MRAM stores a one or a zero by aligning the orientation of the magnetic fields of two magnets relative to one another via an electrical current. When an electrical current is passed through the first magnet, the electrons in the current become polarized, meaning that they take on what's called an "angular momentum." When the current is sent through the second magnet, their angular momentum causes torque in the second magnet, and the torque changes the magnetic orientation of the second magnet. That change in orientation represents the flipping of a bit from zero to one, or vice-versa.
That switching function isn't assured, a bit might flip or it might not. It is "a probabilistic value of the voltage," explains Walker. In order to make sure a bit is flipped, to write a one or a zero with certainty, extra amounts of voltage have to be applied. That drives up power consumption of the device, a bad thing, and also reduces the lifetime of MRAM by constantly stressing the device.
"The way that the industry has till now worked with MRAM is to pound on it with a long voltage for a long time," says Walker. "They hide this stochastic switch, at the expense of the endurance of the switch."
Instead, Walker and colleagues decided to make a virtue out of that vice.
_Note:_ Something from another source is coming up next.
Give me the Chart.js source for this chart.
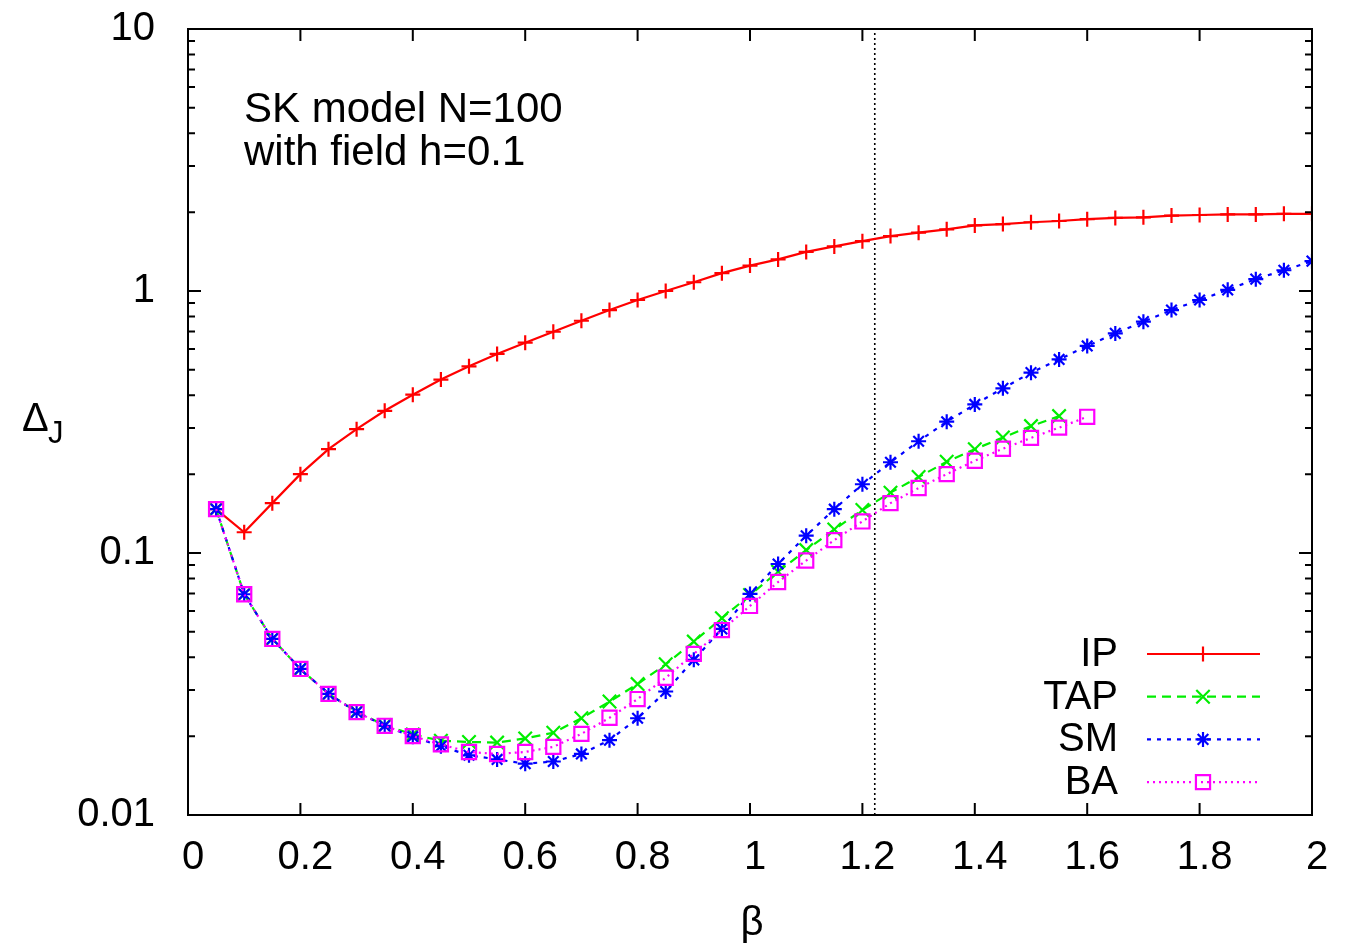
<!DOCTYPE html>
<html><head><meta charset="utf-8">
<script src="https://cdn.jsdelivr.net/npm/chart.js@4/dist/chart.umd.min.js"></script>
<style>html,body{margin:0;padding:0;background:#fff;}canvas{display:block;}</style>
</head><body>
<canvas id="c" width="1345" height="945"></canvas>
<script>
// ---------- data ----------
const beta = [0.05,0.10,0.15,0.20,0.25,0.30,0.35,0.40,0.45,0.50,0.55,0.60,0.65,0.70,0.75,0.80,0.85,0.90,0.95,1.00,
              1.05,1.10,1.15,1.20,1.25,1.30,1.35,1.40,1.45,1.50,1.55,1.60,1.65,1.70,1.75,1.80,1.85,1.90,1.95,2.00];
const ip  = [0.147,0.120,0.155,0.200,0.249,0.297,0.349,0.402,0.459,0.516,0.575,0.635,0.699,0.770,0.846,0.924,1.00,1.08,1.17,1.25,
             1.32,1.41,1.48,1.55,1.62,1.67,1.72,1.78,1.80,1.83,1.85,1.88,1.90,1.91,1.94,1.95,1.96,1.96,1.97,1.97];
const tap = [0.147,0.0696,0.0470,0.0361,0.0290,0.0248,0.0220,0.0203,0.0192,0.0190,0.0189,0.0196,0.0206,0.0234,0.0271,0.0316,0.0376,0.0459,0.0564,0.0691,
             0.0849,0.1026,0.123,0.146,0.170,0.195,0.223,0.249,0.276,0.305,0.333];
const sm  = [0.147,0.0696,0.0470,0.0361,0.0290,0.0247,0.0219,0.0199,0.0183,0.0169,0.0163,0.0157,0.0160,0.0171,0.0193,0.0234,0.0296,0.0391,0.0513,0.0698,
             0.0908,0.1164,0.147,0.183,0.222,0.267,0.317,0.369,0.425,0.488,0.548,0.617,0.689,0.764,0.846,0.924,1.01,1.11,1.20,1.30];
const ba  = [0.147,0.0696,0.0470,0.0361,0.0290,0.0247,0.0219,0.0200,0.0186,0.0174,0.0171,0.0174,0.0182,0.0204,0.0235,0.0277,0.0334,0.0412,0.0508,0.0628,
             0.0775,0.0936,0.112,0.132,0.155,0.177,0.200,0.225,0.250,0.275,0.301,0.331];
const seriesNames = ['IP','TAP','SM','BA'];
const xTickValues = [0,0.2,0.4,0.6,0.8,1,1.2,1.4,1.6,1.8,2];
const xTickLabels = ['0','0.2','0.4','0.6','0.8','1','1.2','1.4','1.6','1.8','2'];
const yTickValues = [0.01,0.1,1,10];
const yTickLabels = ['0.01','0.1','1','10'];
const criticalBeta = 1.222;
const noteLines = ['SK model N=100','with field h=0.1'];
const xTitle = 'β';
const yTitle = 'Δ';
const yTitleSub = 'J';

// ---------- chart ----------
const FONT = "'Liberation Sans', Arial, Helvetica, sans-serif";
Chart.defaults.font.family = FONT;
Chart.defaults.color = '#000';

const pts = v => v.map((y, i) => ({x: beta[i], y}));
const styles = [
  {color:'#ff0000', dash:[],    pointStyle:'cross',    r:7.5, order:4},
  {color:'#00ee00', dash:[9,6], pointStyle:'crossRot', r:9.5, order:3},
  {color:'#0000ff', dash:[4,6], pointStyle:'star',     r:7.5, order:2},
  {color:'#ff00ff', dash:[2,4], pointStyle:'rect',     r:10,  order:1}
];
const seriesData = [ip, tap, sm, ba];
const datasets = seriesData.map((vals, k) => ({
  label: seriesNames[k],
  data: pts(vals),
  borderColor: styles[k].color,
  borderWidth: 2.2,
  borderDash: styles[k].dash,
  pointStyle: styles[k].pointStyle,
  pointRadius: styles[k].r,
  pointBorderWidth: 2.2,
  pointBorderColor: styles[k].color,
  pointBackgroundColor: 'rgba(0,0,0,0)',
  tension: 0,
  fill: false,
  order: styles[k].order
}));
datasets.push({
  label: 'critical',
  data: [{x: criticalBeta, y: yTickValues[0]}, {x: criticalBeta, y: yTickValues[yTickValues.length - 1]}],
  borderColor: '#000', borderWidth: 1.6, borderDash: [2,3], pointRadius: 0, fill: false, order: 5
});

const lbl = (vals, labels) => v => {
  const i = vals.findIndex(t => Math.abs(t - v) < 1e-9);
  return i >= 0 ? labels[i] : '';
};

const decor = {
  id: 'decor',
  afterDraw(chart) {
    const ctx = chart.ctx, a = chart.chartArea, xs = chart.scales.x, ys = chart.scales.y;
    ctx.save();
    ctx.strokeStyle = '#000';
    ctx.lineWidth = 2;
    ctx.setLineDash([]);
    ctx.strokeRect(a.left, a.top, a.right - a.left, a.bottom - a.top);
    ctx.beginPath();
    xTickValues.forEach(v => {
      const px = xs.getPixelForValue(v);
      ctx.moveTo(px, a.bottom); ctx.lineTo(px, a.bottom - 12);
      ctx.moveTo(px, a.top); ctx.lineTo(px, a.top + 12);
    });
    for (let d = 0; d < yTickValues.length; d++) {
      const base = yTickValues[d];
      const py = ys.getPixelForValue(base);
      ctx.moveTo(a.left, py); ctx.lineTo(a.left + 13, py);
      ctx.moveTo(a.right, py); ctx.lineTo(a.right - 13, py);
      if (d < yTickValues.length - 1) {
        for (let m = 2; m <= 9; m++) {
          const pm = ys.getPixelForValue(base * m);
          ctx.moveTo(a.left, pm); ctx.lineTo(a.left + 7, pm);
          ctx.moveTo(a.right, pm); ctx.lineTo(a.right - 7, pm);
        }
      }
    }
    ctx.stroke();

    ctx.fillStyle = '#000';
    ctx.font = '42px ' + FONT;
    ctx.textAlign = 'left';
    ctx.textBaseline = 'alphabetic';
    noteLines.forEach((t, i) => ctx.fillText(t, a.left + 56, a.top + 93 + i * 43));

    ctx.font = '40px ' + FONT;
    ctx.textAlign = 'center';
    ctx.fillText(xTitle, (a.left + a.right) / 2 + 2, 935);
    ctx.textAlign = 'left';
    ctx.font = '40px ' + FONT;
    ctx.fillText(yTitle, 22, 431);
    ctx.font = '31px ' + FONT;
    ctx.fillText(yTitleSub, 48, 443);

    const rowY0 = a.bottom - 161, step = 42.7;
    chart.data.datasets.slice(0, seriesNames.length).forEach((ds, i) => {
      const y = rowY0 + i * step;
      ctx.font = '40px ' + FONT;
      ctx.textAlign = 'right';
      ctx.textBaseline = 'middle';
      ctx.fillStyle = '#000';
      ctx.fillText(ds.label, a.right - 194, y + 1);
      ctx.strokeStyle = ds.borderColor;
      ctx.lineWidth = 2.2;
      ctx.setLineDash(ds.borderDash);
      ctx.beginPath();
      ctx.moveTo(a.right - 165, y); ctx.lineTo(a.right - 52, y);
      ctx.stroke();
      ctx.setLineDash([]);
      ctx.fillStyle = 'rgba(0,0,0,0)';
      Chart.helpers.drawPoint(ctx, {pointStyle: ds.pointStyle, radius: ds.pointRadius, rotation: 0, borderWidth: 2.2}, a.right - 109, y);
    });
    ctx.restore();
  }
};

new Chart(document.getElementById('c'), {
  type: 'line',
  data: {datasets},
  options: {
    responsive: false,
    animation: false,
    layout: {padding: {top: 29, right: 33, left: 0, bottom: 0}},
    plugins: {legend: {display: false}, tooltip: {enabled: false}},
    scales: {
      x: {
        type: 'linear', min: 0, max: 2,
        afterBuildTicks: s => { s.ticks = xTickValues.map(v => ({value: v})); },
        afterFit: s => { s.height = 130; s.paddingLeft = 0; s.paddingRight = 0; },
        ticks: {callback: lbl(xTickValues, xTickLabels), font: {size: 40}, padding: 19, labelOffset: 5, maxRotation: 0, autoSkip: false, color: '#000'},
        grid: {display: false, drawTicks: false},
        border: {display: false}
      },
      y: {
        type: 'logarithmic', min: 0.01, max: 10,
        afterBuildTicks: s => { s.ticks = yTickValues.map(v => ({value: v, major: true})); },
        afterFit: s => { s.width = 188; s.paddingTop = 0; s.paddingBottom = 0; },
        ticks: {callback: lbl(yTickValues, yTickLabels), font: {size: 40}, padding: 33, autoSkip: false, color: '#000'},
        grid: {display: false, drawTicks: false},
        border: {display: false}
      }
    }
  },
  plugins: [decor]
});
</script>
</body></html>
Taking advantage of the ability of neural nets to deal with randomness, they lowered the voltage of MRAM below what would be necessary for reliable storage of ones and zeros. They decided to let the stochastic nature of neural nets make up for the uncertainty of the MRAM.
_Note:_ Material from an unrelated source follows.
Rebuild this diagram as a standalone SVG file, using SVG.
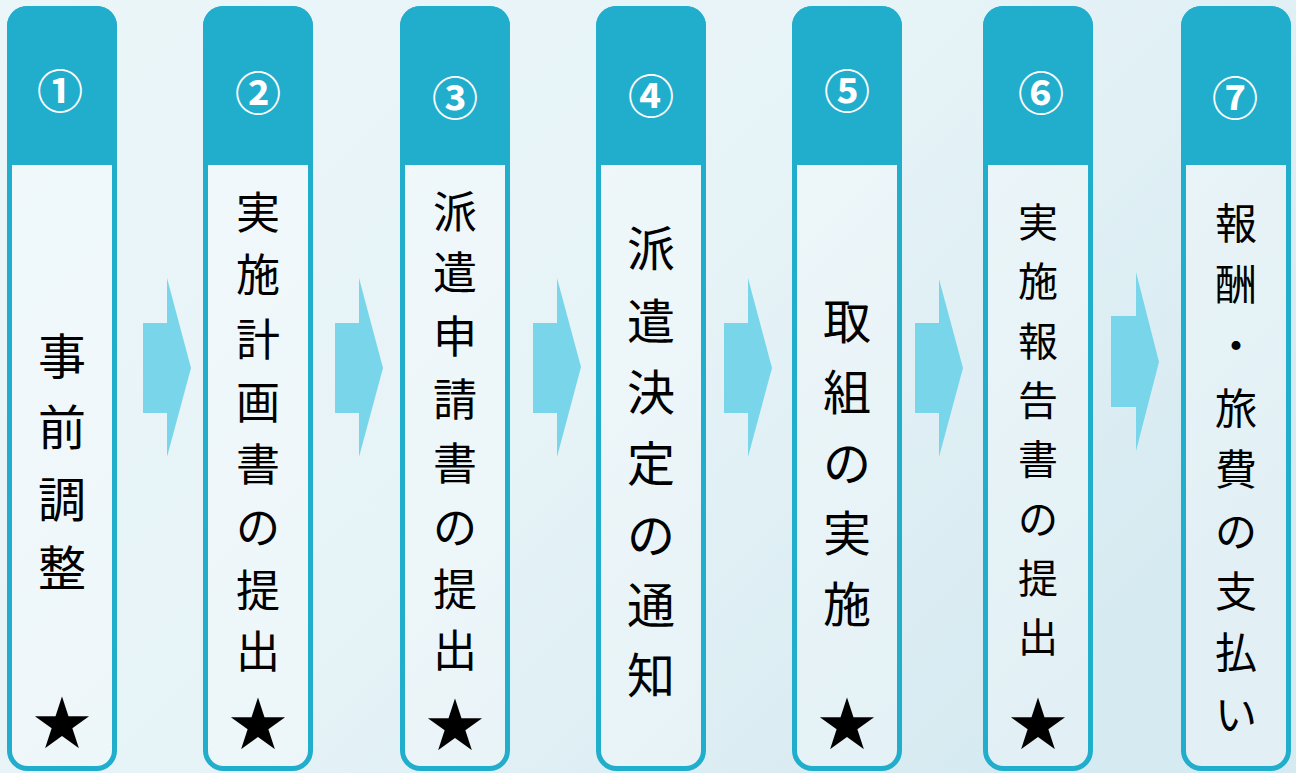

"What we have done is we have gone into this area of code design where you understand the physics of the switch, and we incorporated that into the design."
In a paper posted on the arXiv pre-print server in May, Walker and colleagues describe in stunning detail a kind of correspondence of MRAM stochasticity and neural net stochasticity. They took different versions of classic convolutional neural networks, including LeNet-4, and AlexNet, and "binarized" them, meaning, they made the "activation function" of the neural nets either a one or a zero, instead of a numerical value. This approach was first developed in 2016 by AI scholar Yoshua Bengio and colleagues as a way to reduce the compute intensity of neural nets by reducing their numerical precision.
Walker and colleagues find that such binarized networks can still function with a high degree of accuracy even when a large amount of "bit error rate" is injected into the networks. In certain instances, they were able to make as much as a third of the bits incorrect, and still reach conventional levels of accuracy in image recognition tests such as "CIFAR 10."
In Walker's terms, "this unusual stochastic nature of the switch" in MRAM becomes "something spookily relevant to the nature of AI itself."
By tolerating greater error in MRAM, Spin is able to lower the operating voltage, and thereby close the gap between MRAM and SRAM in two important respects, the speed and endurance of the circuits. By eliminating the shortcomings of MRAM, Spin can then exploit inherent advantages that MRAM has over SRAM, namely, feature size and its non-volatile storage capability.
A lot more memory can be squeezed into the same area of a CMOS chip with MRAM compared to SRAM, on the order of three or four times more.
"In terms of the layout of the [SRAM memory] cell, it's extremely large, six transistors," observes Walker of SRAM. Since the chip industry move to vertical transistors several years back, called "finfet," SRAM is "extremely difficult to scale" in density, so that SRAM has an increasing problem of size in chips whose feature sizes are 10 nanometers or smaller.
A second advantage is that MRAM is non-volatile, so that it can store a one or a zero even when the power is turned off, similar to flash memory. That could be a big energy savings over SRAM because SRAM leaks. It uses energy even when it's not doing any work. As Walker puts it, "AI demands much more memory on the die, and that leads to a huge amount of static leakage, on the order of amps of power being consumed even when the chip is doing nothing."
The focus initially is to replace the so-called "Level 3" cache in processors, says Spin's Vice President of business development, Jeff Lewis. Those caches can be several megabytes of SRAM per chip, and up to tens of megabytes in the case of top-of-the line processors, such as Intel's "Xeon" line.
Spin is working closely with chip equipment maker Applied Materials to make fabrication of MRAM a readily available, predictable manufacturing task for most chip makers.
"Longer term, we see a market for standalone memory," says Lewis, as a replacement for the DRAM chips that serve as main memory for computer systems. "To go into that, we have to have these first improvements, and then make it very high density, so that the costs will be similar to DRAM, on the order of multiple gigabytes at DRAM-like costs."
The first chips from any company using Spin's memory recipe are expected to emerge late next year, or in early 2021. They may be followed by standalone memory parts sometime later in 2021.
Walker is even more enthusiastic about an ongoing fusion of AI with MRAM. Where stochasticity has been an obstacle for MRAM, it could become an asset if it can be harnessed for AI.
"At some point, it turns into a feature, a unique feature of MRAM," he says. To educate people about features such as that is difficult, but the increasing involvement of physicists in AI may help, he offers. "Having physicists getting interested in this area makes it extremely powerful because not many people have that combination of knowledge, to understand across the span of things."